# HTML Iframe (Vor und Zurück springen - Browserfunktion)



## SebiPuck (9. November 2012)

Hallo,
ich wollte mal fragen ob es möglich ist, ein iFrame zu basteln, welches sich an die Vor und Zurück Funktion eines Browsers anpasst. 

(damit meine ich jene 2 Buttons, welche für gewöhnlich links oben im Browser neben der Adress Zeile sind. man kann mit ihnen zur vorherigen besuchten seite springen oder umgekehrt.....)

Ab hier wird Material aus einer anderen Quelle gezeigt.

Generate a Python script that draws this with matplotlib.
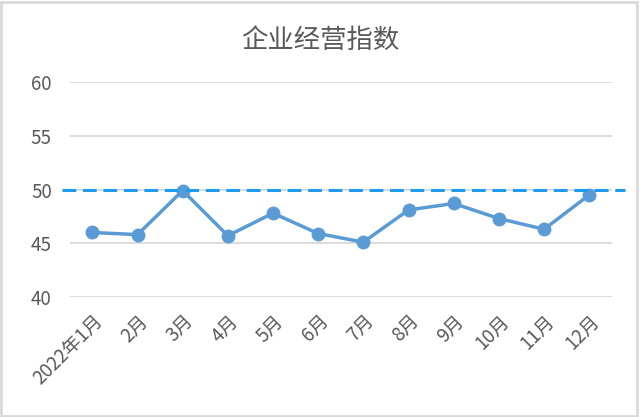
import matplotlib.pyplot as plt
from matplotlib.patches import Rectangle
from matplotlib.transforms import blended_transform_factory

plt.rcParams["font.family"] = ["Noto Sans CJK SC", "DejaVu Sans"]

months = ["2022年1月", "2月", "3月", "4月", "5月", "6月",
          "7月", "8月", "9月", "10月", "11月", "12月"]
index_values = [46.0, 45.8, 49.9, 45.7, 47.8, 45.9, 45.1, 48.1, 48.7, 47.3, 46.3, 49.5]
baseline = 50
y_ticks = [40, 45, 50, 55, 60]

text_color = "#595959"
grid_color = "#D9D9D9"

fig = plt.figure(figsize=(6.4, 4.17), dpi=100)
ax = fig.add_axes([0.109, 0.288, 0.847, 0.515])

x = list(range(len(months)))
ax.plot(x, index_values, color="#5B9BD5", linewidth=2.5, marker="o",
        markersize=9, zorder=3)

# 50 reference line, runs a bit past the plot area like the Excel original
trans = blended_transform_factory(ax.transAxes, ax.transData)
ax.plot([-0.015, 1.025], [baseline, baseline], transform=trans, clip_on=False,
        color="#1E9BEF", linewidth=2.2, linestyle=(0, (4.5, 2.2)), zorder=4)

ax.set_xlim(-0.5, len(months) - 0.5)
ax.set_ylim(40, 60)
ax.set_yticks(y_ticks)
ax.set_xticks(x)
ax.set_xticklabels(months, rotation=45, ha="right", rotation_mode="anchor")
ax.tick_params(axis="both", length=0, labelsize=13.5, labelcolor=text_color)
ax.tick_params(axis="y", pad=13)
ax.tick_params(axis="x", pad=10)
ax.grid(axis="y", color=grid_color, linewidth=1.3)
ax.set_axisbelow(True)
for s in ax.spines.values():
    s.set_visible(False)

fig.text(0.5, 0.902, "企业经营指数", ha="center", va="center",
         fontsize=19, color=text_color)

fig.patches.append(Rectangle((0.002, 0.003), 0.994, 0.993, transform=fig.transFigure,
                             fill=False, edgecolor=grid_color, linewidth=2))

fig.savefig("out.png", dpi=100)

Wenn man jetzt eine aktive andere Seite mit einen iframe einfügt, welche auch Links etc. enthält (möglicher Wese ein Forum) und man sich auf einer Seite befindet, welche etwas länger ist und dann zu einer mit geringerer Höhe zurückspringt, dann ist der Frame noch immer gleich groß wie auf der Seite mit der "großen" Höhe.
kurz: Die Höhe sollte sich einfach immer bei dem Aufrufen einer seite / bei dem Zurückspringen auf eine eingebettete Seite / bei dem vorspringen auf eine eingebettete Seite dynamisch den Content der Seite anpassen.

Ich verwende diesen Code:

<iframe id="lbwebstats" style="width: 100%; border: 0;" src="http://terados.de/Stats/Stats/index.php" scrolling="no" width="320" height="240"></iframe>
<script type="text/javascript">// <![CDATA[
	function resizeIframe(dynheight) {
		document.getElementById("lbwebstats").height = parseInt(dynheight) + 10;
	}
// ]]></script>


Was müsste ich verändern, damit es so geht, wie ichs mir vorstelle ? 
LG.: Sebi


----------